Rondo Energy in Fremont, Calif., secured $22 million in financing to ramp up production of its celebrated heat battery that offers a zero-emissions source of industrial heat, storing solar and wind energy at temperatures more than 1,200 C (2,192 F). The company says it plans to begin manufacturing and delivering systems to customers in late 2022. This might be a better route than the aforementioned hydrogen journey.
Investors in the company note that the cost of renewable energy has steadily fallen, but it hasn’t been an option for industries requiring high-temperature process heat because it is a challenge to efficiently convert renewable electricity to high-temperature thermal energy.
The Rondo system is designed to pull energy from solar, wind and the energy grid, intermittently charging special battery brick materials while delivering continuous heat. Rondo says it will enable companies in industries such as cement, fuels, food and water desalination to reduce their emissions while also leveraging the falling costs of
Another group, Viking Cold Solutions in Houston, had its thermal energy storage technology validated after a two-year study by environmental consulting firm D+R International on behalf of Southern California Edison.
The technology uses phase-change materials and intelligent controls to significantly improve cold-storage facilities’ energy efficiency and demand-management capabilities. Refrigeration is the third-largest category of energy use in California.
During two years of testing, the company’s products increased energy efficiency by 25% within a refrigeration system and substantially reduced peak load demand while better maintaining required product temperatures. Viking is hoping the validation will kickstart the adoption of its technology by food manufacturers, distributors and food retailers across the country.
• Motors. One technology offering promise for greater electrification and efficiency in industrial processes is the unsung electric motor. Millions of them undertake a huge amount of the work each day, contributing to our collective wealth.
Ben Schuler of Infinitum Electric in Round Rock, Texas, says motors consume 53% of all electricity; his company’s products can save about half of this because they are so efficient. Its design eliminates a lot of iron and copper and operates via etchings on circuit boards.
“For example, it’s 18 lb. vs. 8 lb.,” Schuler says. “Smaller, quieter, lighter, less raw material but same output. Higher current density, 67% less copper and greater ability to cool the stator. We own 25 patents and another 25 pending patents.”

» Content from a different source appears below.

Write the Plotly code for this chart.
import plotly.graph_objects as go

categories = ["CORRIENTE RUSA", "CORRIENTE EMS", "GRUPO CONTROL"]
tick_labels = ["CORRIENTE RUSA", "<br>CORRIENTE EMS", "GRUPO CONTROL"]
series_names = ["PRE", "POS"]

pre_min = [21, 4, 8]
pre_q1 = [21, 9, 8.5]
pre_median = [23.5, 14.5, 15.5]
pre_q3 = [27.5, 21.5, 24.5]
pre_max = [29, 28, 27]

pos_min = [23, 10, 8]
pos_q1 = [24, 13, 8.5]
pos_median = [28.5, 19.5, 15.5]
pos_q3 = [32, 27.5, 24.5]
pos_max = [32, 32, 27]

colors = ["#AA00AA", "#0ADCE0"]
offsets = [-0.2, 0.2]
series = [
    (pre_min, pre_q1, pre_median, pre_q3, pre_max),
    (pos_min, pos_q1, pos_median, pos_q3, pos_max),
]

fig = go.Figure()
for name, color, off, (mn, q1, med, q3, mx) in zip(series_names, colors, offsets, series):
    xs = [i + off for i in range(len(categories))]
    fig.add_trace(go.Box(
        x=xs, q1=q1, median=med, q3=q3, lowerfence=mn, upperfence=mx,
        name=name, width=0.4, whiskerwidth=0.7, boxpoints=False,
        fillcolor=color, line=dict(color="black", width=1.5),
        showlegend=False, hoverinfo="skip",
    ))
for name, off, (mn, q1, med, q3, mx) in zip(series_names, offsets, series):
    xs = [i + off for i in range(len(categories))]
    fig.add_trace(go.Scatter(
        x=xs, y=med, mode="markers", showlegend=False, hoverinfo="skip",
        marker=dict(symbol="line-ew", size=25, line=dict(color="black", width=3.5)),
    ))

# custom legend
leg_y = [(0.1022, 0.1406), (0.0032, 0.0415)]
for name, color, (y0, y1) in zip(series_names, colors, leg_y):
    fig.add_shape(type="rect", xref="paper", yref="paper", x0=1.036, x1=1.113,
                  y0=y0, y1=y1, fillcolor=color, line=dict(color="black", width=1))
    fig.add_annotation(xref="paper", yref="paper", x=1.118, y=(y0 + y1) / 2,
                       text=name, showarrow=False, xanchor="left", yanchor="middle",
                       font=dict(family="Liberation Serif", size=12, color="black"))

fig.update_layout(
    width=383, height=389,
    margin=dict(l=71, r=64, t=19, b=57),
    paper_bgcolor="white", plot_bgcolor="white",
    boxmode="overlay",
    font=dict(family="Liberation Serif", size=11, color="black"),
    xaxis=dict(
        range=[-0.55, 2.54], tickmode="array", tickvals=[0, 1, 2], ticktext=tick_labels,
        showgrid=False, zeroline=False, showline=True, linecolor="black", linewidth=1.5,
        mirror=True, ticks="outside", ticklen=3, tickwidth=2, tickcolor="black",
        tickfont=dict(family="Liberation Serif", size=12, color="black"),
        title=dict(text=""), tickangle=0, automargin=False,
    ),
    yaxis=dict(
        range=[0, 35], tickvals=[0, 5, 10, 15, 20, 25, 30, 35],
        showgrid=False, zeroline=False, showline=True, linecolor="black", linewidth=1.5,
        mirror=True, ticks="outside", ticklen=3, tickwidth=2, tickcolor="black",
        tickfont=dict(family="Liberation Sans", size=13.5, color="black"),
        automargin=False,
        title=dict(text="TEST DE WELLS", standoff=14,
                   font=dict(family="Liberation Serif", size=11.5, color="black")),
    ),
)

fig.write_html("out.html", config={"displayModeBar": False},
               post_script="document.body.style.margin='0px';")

At the 2019 AHR Expo, Schuler was alone with a small table and minimal customer interest. Then the company began winning awards and in 2022, it is producing thousands of motors, had a large, well-staffed AHR booth and nonstop customer inquiries.
It is already producing or planning to manufacture motors for numerous applications for industrial processes, HVAC equipment and the transportation sector. The marketing manager says the product roadmap will result in models for each market in sizes ranging from 1/2 horsepower to 30 horsepower by 2024.

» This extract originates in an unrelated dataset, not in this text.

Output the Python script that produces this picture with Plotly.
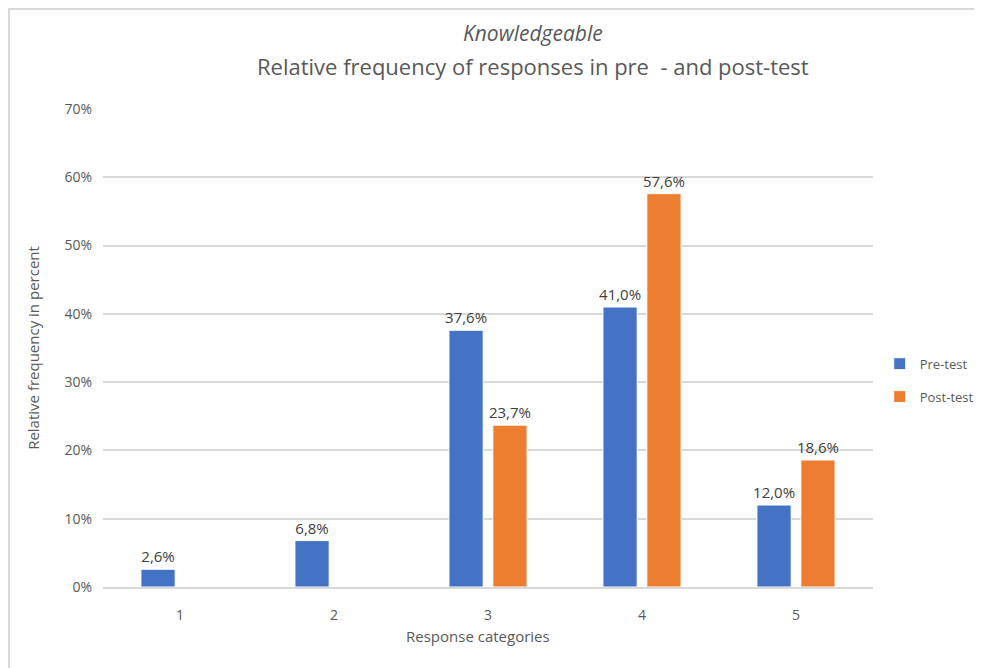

When I think about motor technology taking great leaps similar to this within a few short years, my mind imagines a future in which micro-circuitry and prefabricated buildings generating their own power will enable self-contained, off-grid industry and living almost anywhere — a completely reinvented, highly energy-efficient, greener world.
And as Mark Jacobson is happy to explain, we already possess viable solutions to create it. We need to control the misinformation and deploy, deploy, deploy.